The snub by jewel-in-the-crown Ukraine highlighted a worsening EU-Russia tug-of-war over former Soviet satellites in eastern Europe.
"The times of limited sovereignty are over in Europe," European Commission President Jose Manel Barroso said after Ukrainian President Viktor Yanukovych turned a deaf ear to pleas from the bloc's 28 leaders to strike the far-reaching trade and political deal, claiming economic pressure from Moscow.
"We cannot accept ... to have a kind of a possible veto of a third country," Barroso added.
The two-day summit held in the Lithuanian capital on the EU's eastern flank was supposed to have celebrated a five-year drive to cement ties between the bloc and Belarus, Ukraine, Moldova, Georgia, Armenia and Azerbaijan.
But days before the summit Yanukovych pulled out of the signature of the accord that was to have been the event's crowning moment.
The EU "door will always remain open for Ukrainians should they wish it," said French President Francois Hollande. Georgia and Moldova meanwhile initialled political and trade agreements that will still need to be officially signed to come into effect, hopefully at some point within the next year.
"We hope that sooner or later Ukraine will be ready," said EU Council president Herman Van Rompuy said. "We will not give in to external pressure, not the least from Russia."
Van Rompuy meanwhile hailed the "determination, courage and political will" of Georgia and Moldova amid worries they too like Ukraine will come under Russian pressure to eventually pull back from the EU deals.
"Russia has already begun to increase pressure on these states as well," said global think-tank Stratfor.
Yanukovych meanwhile requested extra EU funds to help the nation's struggling economy and demanded three-way talks between the EU, Russia and Ukraine on trade - an idea blunt ly rejected by Brussels.
As one EU official put it this week "it would be like inviting China to the table at talks to agree an EU-US free trade deal".
Yanukovych said he hoped to sign the historic pact "in the near future", which could mean as soon as February or March at an EU-Ukraine summit.
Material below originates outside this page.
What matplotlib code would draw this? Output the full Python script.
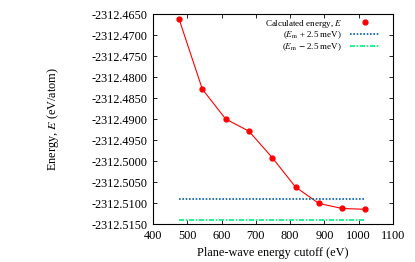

"For us, the European choice remains a strategic direction of Ukraine's further... development," he said.
Kiev's surprise decision to scrap the landmark accord with the EU has unleashed a war of words between East and West recalling Cold War days and sparked some of the biggest protests seen in Ukraine in a decade.
Pro-EU Ukrainians took to the streets as thousands of demonstrators locked hands yesterday in what was a symbolic chain linking their ex-Soviet country to the European Union after Yanukovych failed to salvage the deal with the bloc.